In spite of the increasing difficulties for African Americans, a number of them won distinction during the late 1800's. For example, Samuel Lowery started a school for blacks in Huntsville, Ala., in 1875 and won prizes at international fairs for silk made at the school. In 1883, Jan E. Matzeliger invented a revolutionary shoe-lasting machine that shaped the upper part of a shoe and fastened it to the sole. Jockey Isaac Murphy won the Kentucky Derby in 1884, 1890, and 1891—the first rider to win it three times. Mary Church Terrell helped found the National Association of Colored Women in 1896 and advised government leaders on racial problems. Charles Waddell Chesnutt wrote The Conjure Woman, published in 1899. He became the first major African American novelist and short-story writer.
During the Early 1900's, discrimination against Southern blacks became even more widespread. By 1907, every Southern state required racial segregation on trains and in churches, schools, hotels, restaurants, theaters, and other public places. The Southern States also adopted an election practice known as the white primary. The states banned blacks from voting in the Democratic Party's primary elections by calling them "private affairs." But the winners of the primary elections were certain of victory in the general elections because Republican and independent candidates got little support from whites and rarely ran for office. By 1910, every Southern state had taken away or begun to take away the right of African Americans to vote.
The Ku Klux Klan also attempted to keep blacks from voting through an increased use of threats, beatings, and killings. More than 3,000 blacks had been lynched during the late 1800's, and the Klan and members of similar groups lynched hundreds more throughout the South during the early 1900's.

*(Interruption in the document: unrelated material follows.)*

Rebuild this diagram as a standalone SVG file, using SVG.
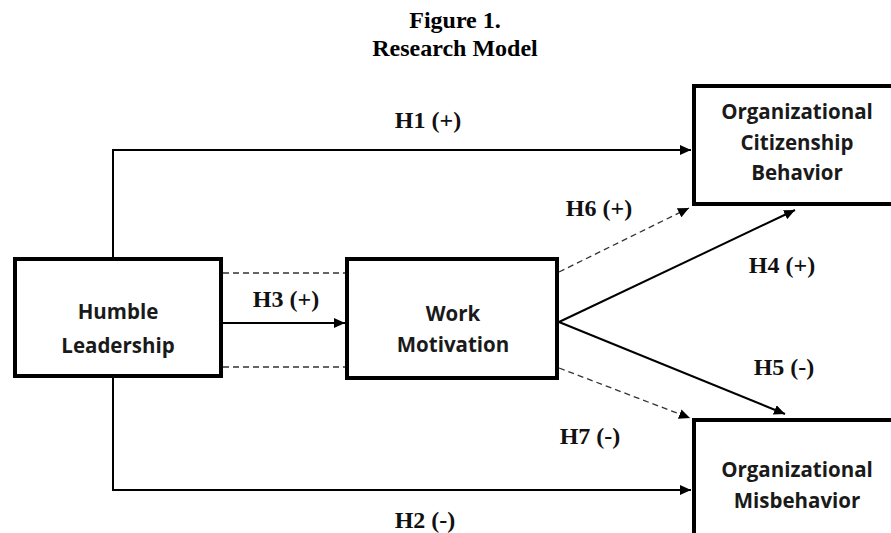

African Americans had little opportunity to better themselves economically. Some laws prohibited them from teaching and from entering certain other businesses and professions. Large numbers of blacks had to take low-paying jobs as farm hands or servants for white employers. Many other blacks became sharecroppers or tenant farmers. They rented a small plot of land and paid the rent with money earned from the crops. They had to struggle to survive, and many ran up huge debts to their white landlords or the town merchants.
African American Institutions Dedicated to Equality, 1865-1945
Some of the most important and enduring African American institutions dedicated to equality were formed from 1865 to 1945. Amongst the pioneering list of institutions are the Congress of Racial Equality, National Urban League, Niagara Movement, and National Association for the Advancement of Colored People (NAACP).
African American Heroes of the Era, 1865-1945
African Americans contributed greatly to the culture and political life of the United States from 1865 to 1945. These African American heroes were Marian Anderson, Langston Hughes, Louis Armstrong, Joe Louis, George Washington Carver, Jesse Owens, W.E.B. Du Bois, A. Philip Randolph, Duke Ellington, Booker T. Washington, Marcus Garvey, Ida Bell Wells-Barnett.